Here, we’re creating the CustomCrawler just as advised by the official Scrapy documentation. We use Scrapy’s signals to get the crawled item, and add it to a list that stores our crawled items. So, each time an item is crawled, it will send a signal. If we caught such signal, then we add the said crawled item to the list. In the end of this method, we’ll have a list that contains all of the items we’ve crawled.

This solution alone will suffice if our goal is to create a script for one-time-and-terminate crawler job.
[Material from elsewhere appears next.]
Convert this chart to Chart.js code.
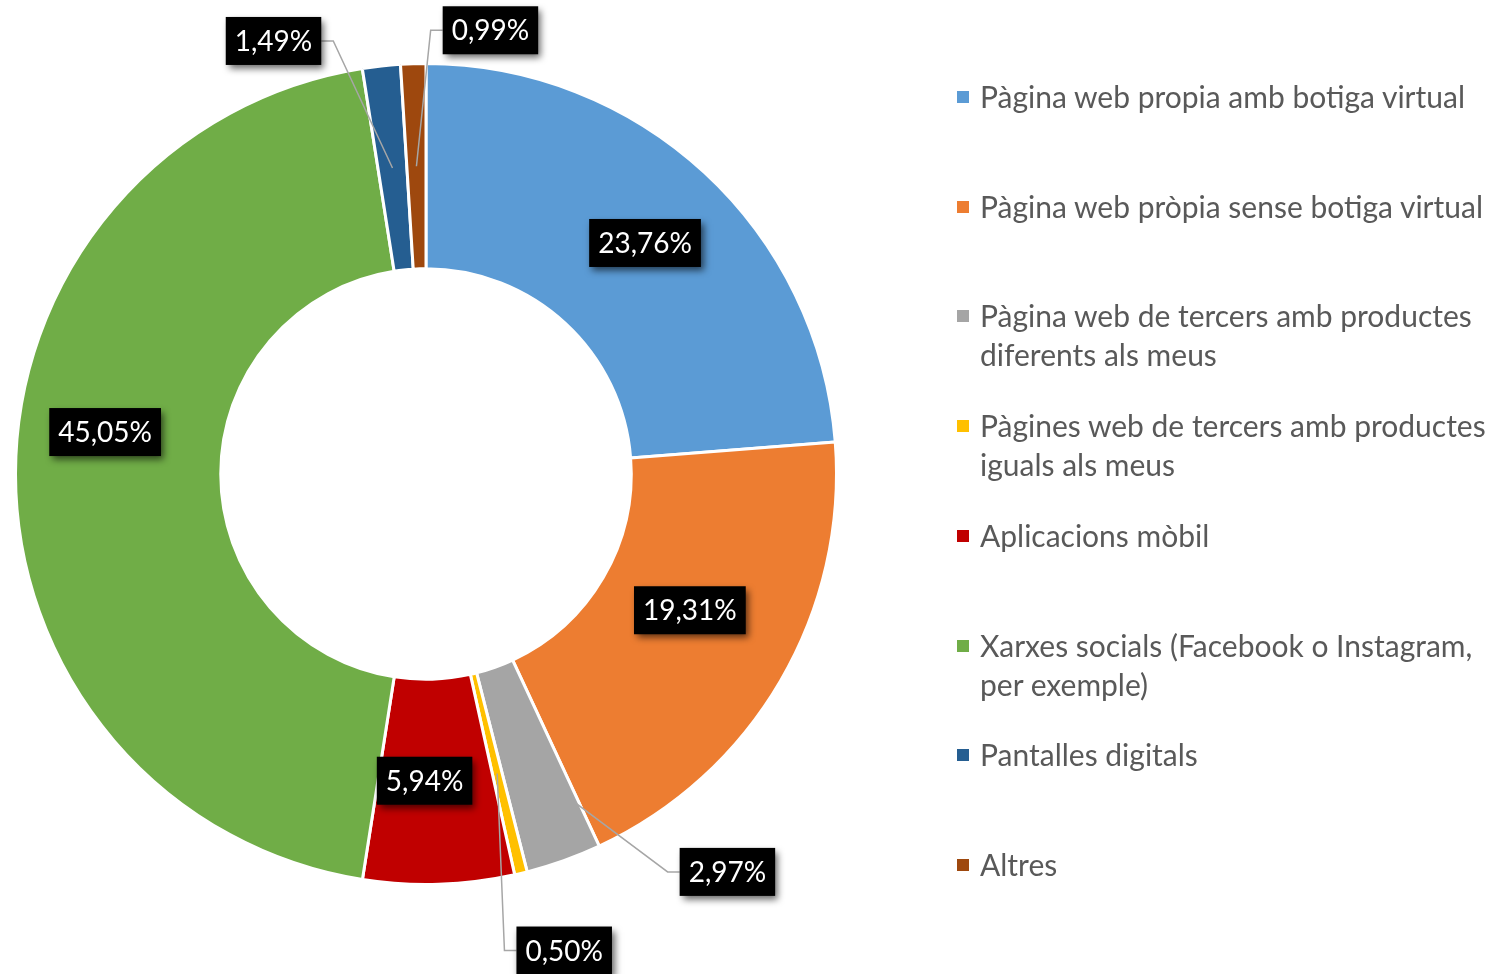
<!DOCTYPE html>
<html>
<head>
<meta charset="utf-8">
<script src="https://cdn.jsdelivr.net/npm/chart.js@4.4.1/dist/chart.umd.min.js"></script>
<style>
  body { margin: 0; background: #fff; width: 1499px; height: 974px; overflow: hidden; position: relative; font-family: Lato, "Open Sans", sans-serif; }
  #myChart { position: absolute; left: 0; top: 0; }
  .legend { position: absolute; left: 955px; top: 77px; }
  .item { position: absolute; left: 0; white-space: nowrap; color: #595959; font-size: 30px; line-height: 39px; }
  .item i { position: absolute; left: 2px; top: 14px; width: 12px; height: 12px; }
  .item span { position: absolute; left: 25px; top: 0; }
</style>
</head>
<body>
<canvas id="myChart" width="1499" height="974"></canvas>
<div class="legend" id="legend"></div>
<script>
// categories (multi-line labels as in the legend)
const categories = [
  ['Pàgina web propia amb botiga virtual'],
  ['Pàgina web pròpia sense botiga virtual'],
  ['Pàgina web de tercers amb productes', 'diferents als meus'],
  ['Pàgines web de tercers amb productes', 'iguals als meus'],
  ['Aplicacions mòbil'],
  ['Xarxes socials (Facebook o Instagram,', 'per exemple)'],
  ['Pantalles digitals'],
  ['Altres']
];
const shares = [23.76, 19.31, 2.97, 0.50, 5.94, 45.05, 1.49, 0.99];
const colors = ['#5B9BD5', '#ED7D31', '#A5A5A5', '#FFC000', '#C00000', '#70AD47', '#255E91', '#9E480E'];

// where each label sits: anchor on the slice (fraction along angle / ring) + box offset
const labelSpots = [
  { at: 0.5, r: 0.5, dx: 10, dy: -5 },
  { at: 0.5, r: 0.5, dx: -2, dy: -19 },
  { at: 0.05, r: 0.76, dx: 152, dy: 69, leader: true },
  { at: 0.5, r: 0.5, dx: 67, dy: 177, leader: true },
  { at: 0.5, r: 0.5, dx: -11, dy: -1 },
  { at: 0.5, r: 0.5, dx: -13, dy: -42 },
  { at: 0.5, r: 0.5, dx: -119, dy: -127, leader: true },
  { at: 0.5, r: 0.5, dx: 74, dy: -136, leader: true }
];

function fmt(v) {
  return v.toFixed(2).replace('.', ',') + '%';
}

const boxLabels = {
  id: 'boxLabels',
  afterDatasetsDraw(chart) {
    const ctx = chart.ctx;
    const meta = chart.getDatasetMeta(0);
    ctx.save();
    ctx.font = '28px Lato, "Open Sans", sans-serif';
    meta.data.forEach((arc, i) => {
      const p = arc.getProps(['x', 'y', 'startAngle', 'endAngle', 'innerRadius', 'outerRadius'], true);
      const s = labelSpots[i];
      const ang = p.startAngle + (p.endAngle - p.startAngle) * s.at;
      const rad = p.innerRadius + (p.outerRadius - p.innerRadius) * s.r;
      const ax = p.x + Math.cos(ang) * rad;
      const ay = p.y + Math.sin(ang) * rad;
      const cx = ax + s.dx, cy = ay + s.dy;
      const txt = fmt(shares[i]);
      const w = ctx.measureText(txt).width + 18, h = 48;
      const left = cx - w / 2, top = cy - h / 2;

      if (s.leader) {
        const edge = s.dx > 0 ? left : left + w;
        const elbow = s.dx > 0 ? edge - 12 : edge + 12;
        ctx.strokeStyle = '#A6A6A6';
        ctx.lineWidth = 1.5;
        ctx.beginPath();
        ctx.moveTo(ax, ay);
        ctx.lineTo(elbow, cy);
        ctx.lineTo(edge, cy);
        ctx.stroke();
      }

      ctx.save();
      ctx.shadowColor = 'rgba(0,0,0,0.6)';
      ctx.shadowBlur = 7;
      ctx.shadowOffsetX = 3;
      ctx.shadowOffsetY = 4;
      ctx.fillStyle = '#000';
      ctx.fillRect(left, top, w, h);
      ctx.restore();

      ctx.fillStyle = '#fff';
      ctx.textAlign = 'center';
      ctx.textBaseline = 'middle';
      ctx.fillText(txt, cx, cy + 1);
    });
    ctx.restore();
  }
};

try {
  const ctx = document.getElementById('myChart');
  new Chart(ctx, {
    type: 'doughnut',
    data: {
      labels: categories,
      datasets: [{
        data: shares,
        backgroundColor: colors,
        borderColor: '#ffffff',
        borderWidth: 3
      }]
    },
    options: {
      responsive: false,
      animation: false,
      devicePixelRatio: 1,
      cutout: '50%',
      layout: { padding: { left: 14, top: 62, right: 661, bottom: 88 } },
      plugins: {
        legend: { display: false },
        tooltip: { enabled: false }
      }
    },
    plugins: [boxLabels]
  });
} catch (error) {
  console.log(error);
}

// legend on the right
const legendDiv = document.getElementById('legend');
categories.forEach((lines, i) => {
  let item = document.createElement('div');
  item.className = 'item';
  item.style.top = (i * 109.7) + 'px';
  let sw = document.createElement('i');
  sw.style.background = colors[i];
  let sp = document.createElement('span');
  sp.innerHTML = lines.join('<br>');
  item.appendChild(sw);
  item.appendChild(sp);
  legendDiv.appendChild(item);
});
</script>
</body>
</html>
To make it works as long-running crawler job, we have to wrap the CustomCrawler class with Python’s multiprocessing library.

import multiprocessing as mp


def crawl():
    def _crawl(queue):
        crawler = CustomCrawler()
        # Assume we have a spider class called: WebSpider
        res = crawler.crawl(WebSpider)
        queue.put(res)

    q = mp.Queue()
    p = mp.Process(target=_crawl, args=(q))
    p.start()
    res = q.get()
    p.join()

    return res

One thing to note though, we have to execute this line: res = q.get() before p.join(). This is a known issue for this implementation. If you know what’s up with this, drop a comment or reply in this Stackoverflow thread: http://stackoverflow.com/questions/35810024/python-multiprocessing-queue-behavior

Having wrapped our CustomCrawler class, we then could use it inside our long-running worker.

import time


while True:
    items = crawl()
    # do something with crawled items ...
    time.sleep(3600)

And, that’s it! Now our worker will do the crawling job periodically without ever terminating!